◆ MATERIAL PROVIDED:
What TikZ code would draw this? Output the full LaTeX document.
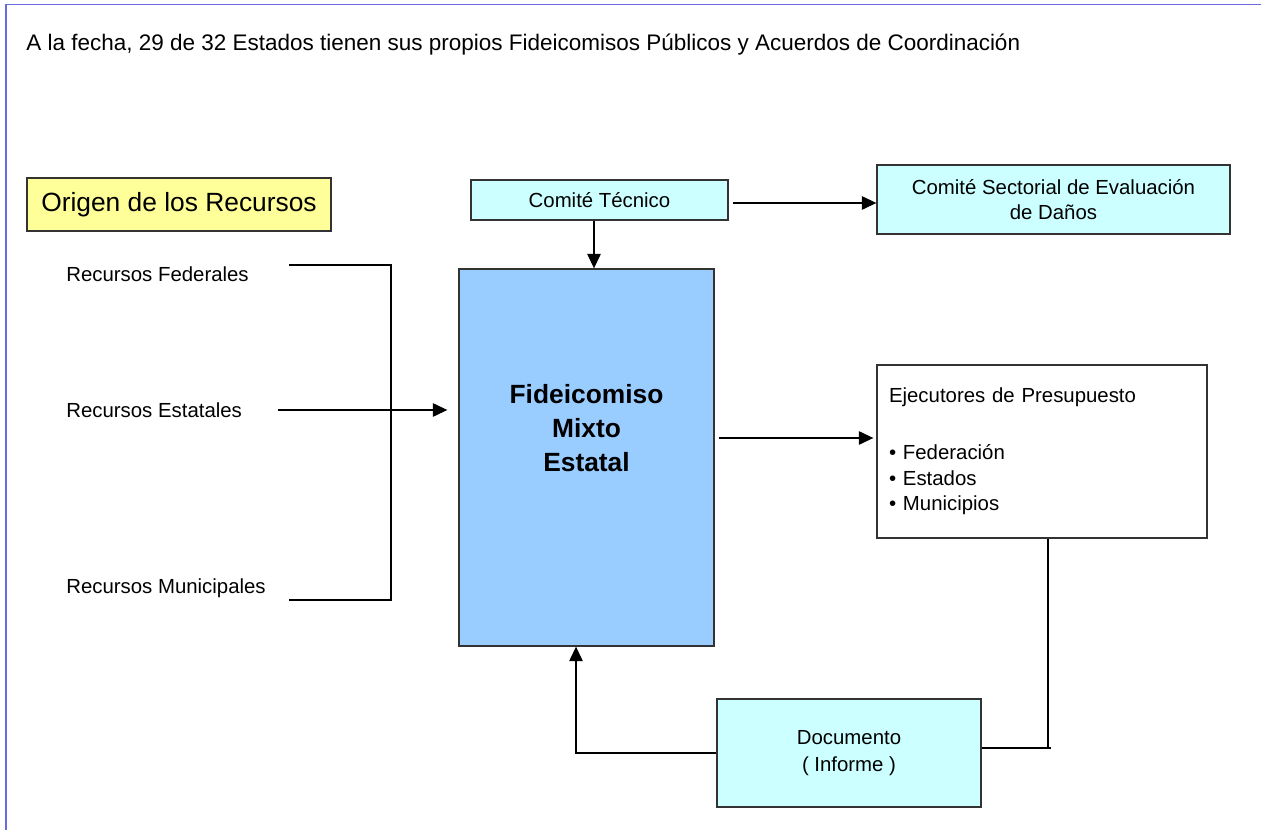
\documentclass[tikz,border=0pt]{standalone}
\usepackage{fontspec}
\setmainfont{Liberation Sans}
\usepackage{tikz}
\usetikzlibrary{arrows.meta}
\definecolor{frameblue}{RGB}{105,105,225}
\definecolor{paleyellow}{RGB}{255,255,153}
\definecolor{palecyan}{RGB}{204,255,255}
\definecolor{skyblue}{RGB}{153,204,255}

\begin{document}
\begin{tikzpicture}[
  x=0.02cm, y=-0.02cm,
  >={Triangle[length=2.9mm,width=2.7mm]},
  txt/.style={font={\fontsize{11.6}{14}\selectfont}, inner sep=0pt},
  box/.style={draw=black!80, line width=0.8pt, inner sep=0pt, align=center,
    font={\fontsize{11.6}{14}\selectfont}},
  link/.style={line width=0.7pt},
  ]
  \useasboundingbox (0,0) rectangle (1261,830);
  % Frame
  \draw[frameblue, line width=1.1pt] (6,830) -- (6,4.5) -- (1261,4.5);
  % Title
  \node[txt, anchor=west, font={\fontsize{12.8}{15}\selectfont}] (titulo) at (26,45)
    {A la fecha, 29 de 32 Estados tienen sus propios Fideicomisos Públicos y Acuerdos de Coordinación};
  % Boxes
  \node[box, fill=paleyellow, minimum width=6.08cm, minimum height=1.06cm,
    font={\fontsize{15}{18}\selectfont}] (origen) at (179,204.5) {Origen de los Recursos};
  \node[box, fill=palecyan, minimum width=5.14cm, minimum height=0.8cm] (tecnico) at (599.5,200) {Comité Técnico};
  \node[box, fill=palecyan, minimum width=7.06cm, minimum height=1.38cm,
    font={\fontsize{11.6}{13.8}\selectfont}] (sectorial) at (1053.5,199.5)
    {Comité Sectorial de Evaluación\\de Daños};
  \node[box, fill=skyblue, minimum width=5.1cm, minimum height=7.54cm,
    font={\fontsize{15}{19.4}\selectfont\bfseries}] (fideicomiso) at (586.5,457.5)
    {Fideicomiso\\Mixto\\Estatal\\[0.5cm]};
  \node[box, fill=white, minimum width=6.6cm, minimum height=3.46cm, align=left,
    text width=6.12cm, inner xsep=0.24cm, font={\fontsize{11.6}{14.6}\selectfont}] (ejecutores) at (1042,451.5)
    {Ejecutores de Presupuesto\\[0.62cm]
     \textbullet\ Federación\\ \textbullet\ Estados\\ \textbullet\ Municipios};
  \node[box, fill=palecyan, minimum width=5.28cm, minimum height=2.16cm,
    font={\fontsize{11.6}{15.5}\selectfont}] (documento) at (849,753) {Documento\\( Informe )};
  % Resources
  \node[txt, anchor=west] (federales) at (66,274) {Recursos Federales};
  \node[txt, anchor=west] (estatales) at (66,410) {Recursos Estatales};
  \node[txt, anchor=west] (municipales) at (66,588) {Recursos Municipales};
  \coordinate (fedend) at (289,265);
  \coordinate (munend) at (289,600);
  \coordinate (corner) at (391,600);
  \draw[link] (fedend) -| (corner) -- (munend);
  \draw[link,->, shorten <=0.72cm, shorten >=2.2mm] (estatales.east) -- (estatales.east -| fideicomiso.west);
  % Arrows
  \draw[link,->, shorten <=0.8mm] ([yshift=-0.06cm]tecnico.east) -- ([yshift=-0.06cm]tecnico.east -| sectorial.west);
  \draw[link,->] ([xshift=-1.1mm]tecnico.south) -- ([xshift=-1.1mm]tecnico.south |- fideicomiso.north);
  \draw[link,->, shorten <=0.8mm, shorten >=0.6mm] ([yshift=0.39cm]fideicomiso.east) -- ([yshift=0.39cm]fideicomiso.east -| ejecutores.west);
  \draw[link] ([xshift=1.2mm]ejecutores.south) |- ([yshift=1mm]documento.east);
  \draw[link] ([xshift=1.2mm,yshift=1mm]ejecutores.south |- documento.east) -- ++(3,0);
  \draw[link,->] (documento.west) -| ([xshift=-2.1mm]fideicomiso.south);
\end{tikzpicture}
\end{document}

◆ WORK TO BE COMPLETED: Quote the data above in full, leaving out the pictures it holds.

◆ FINAL ANSWER:
What TikZ code would draw this? Output the full LaTeX document.
\documentclass[tikz,border=0pt]{standalone}
\usepackage{fontspec}
\setmainfont{Liberation Sans}
\usepackage{tikz}
\usetikzlibrary{arrows.meta}
\definecolor{frameblue}{RGB}{105,105,225}
\definecolor{paleyellow}{RGB}{255,255,153}
\definecolor{palecyan}{RGB}{204,255,255}
\definecolor{skyblue}{RGB}{153,204,255}

\begin{document}
\begin{tikzpicture}[
  x=0.02cm, y=-0.02cm,
  >={Triangle[length=2.9mm,width=2.7mm]},
  txt/.style={font={\fontsize{11.6}{14}\selectfont}, inner sep=0pt},
  box/.style={draw=black!80, line width=0.8pt, inner sep=0pt, align=center,
    font={\fontsize{11.6}{14}\selectfont}},
  link/.style={line width=0.7pt},
  ]
  \useasboundingbox (0,0) rectangle (1261,830);
  % Frame
  \draw[frameblue, line width=1.1pt] (6,830) -- (6,4.5) -- (1261,4.5);
  % Title
  \node[txt, anchor=west, font={\fontsize{12.8}{15}\selectfont}] (titulo) at (26,45)
    {A la fecha, 29 de 32 Estados tienen sus propios Fideicomisos Públicos y Acuerdos de Coordinación};
  % Boxes
  \node[box, fill=paleyellow, minimum width=6.08cm, minimum height=1.06cm,
    font={\fontsize{15}{18}\selectfont}] (origen) at (179,204.5) {Origen de los Recursos};
  \node[box, fill=palecyan, minimum width=5.14cm, minimum height=0.8cm] (tecnico) at (599.5,200) {Comité Técnico};
  \node[box, fill=palecyan, minimum width=7.06cm, minimum height=1.38cm,
    font={\fontsize{11.6}{13.8}\selectfont}] (sectorial) at (1053.5,199.5)
    {Comité Sectorial de Evaluación\\de Daños};
  \node[box, fill=skyblue, minimum width=5.1cm, minimum height=7.54cm,
    font={\fontsize{15}{19.4}\selectfont\bfseries}] (fideicomiso) at (586.5,457.5)
    {Fideicomiso\\Mixto\\Estatal\\[0.5cm]};
  \node[box, fill=white, minimum width=6.6cm, minimum height=3.46cm, align=left,
    text width=6.12cm, inner xsep=0.24cm, font={\fontsize{11.6}{14.6}\selectfont}] (ejecutores) at (1042,451.5)
    {Ejecutores de Presupuesto\\[0.62cm]
     \textbullet\ Federación\\ \textbullet\ Estados\\ \textbullet\ Municipios};
  \node[box, fill=palecyan, minimum width=5.28cm, minimum height=2.16cm,
    font={\fontsize{11.6}{15.5}\selectfont}] (documento) at (849,753) {Documento\\( Informe )};
  % Resources
  \node[txt, anchor=west] (federales) at (66,274) {Recursos Federales};
  \node[txt, anchor=west] (estatales) at (66,410) {Recursos Estatales};
  \node[txt, anchor=west] (municipales) at (66,588) {Recursos Municipales};
  \coordinate (fedend) at (289,265);
  \coordinate (munend) at (289,600);
  \coordinate (corner) at (391,600);
  \draw[link] (fedend) -| (corner) -- (munend);
  \draw[link,->, shorten <=0.72cm, shorten >=2.2mm] (estatales.east) -- (estatales.east -| fideicomiso.west);
  % Arrows
  \draw[link,->, shorten <=0.8mm] ([yshift=-0.06cm]tecnico.east) -- ([yshift=-0.06cm]tecnico.east -| sectorial.west);
  \draw[link,->] ([xshift=-1.1mm]tecnico.south) -- ([xshift=-1.1mm]tecnico.south |- fideicomiso.north);
  \draw[link,->, shorten <=0.8mm, shorten >=0.6mm] ([yshift=0.39cm]fideicomiso.east) -- ([yshift=0.39cm]fideicomiso.east -| ejecutores.west);
  \draw[link] ([xshift=1.2mm]ejecutores.south) |- ([yshift=1mm]documento.east);
  \draw[link] ([xshift=1.2mm,yshift=1mm]ejecutores.south |- documento.east) -- ++(3,0);
  \draw[link,->] (documento.west) -| ([xshift=-2.1mm]fideicomiso.south);
\end{tikzpicture}
\end{document}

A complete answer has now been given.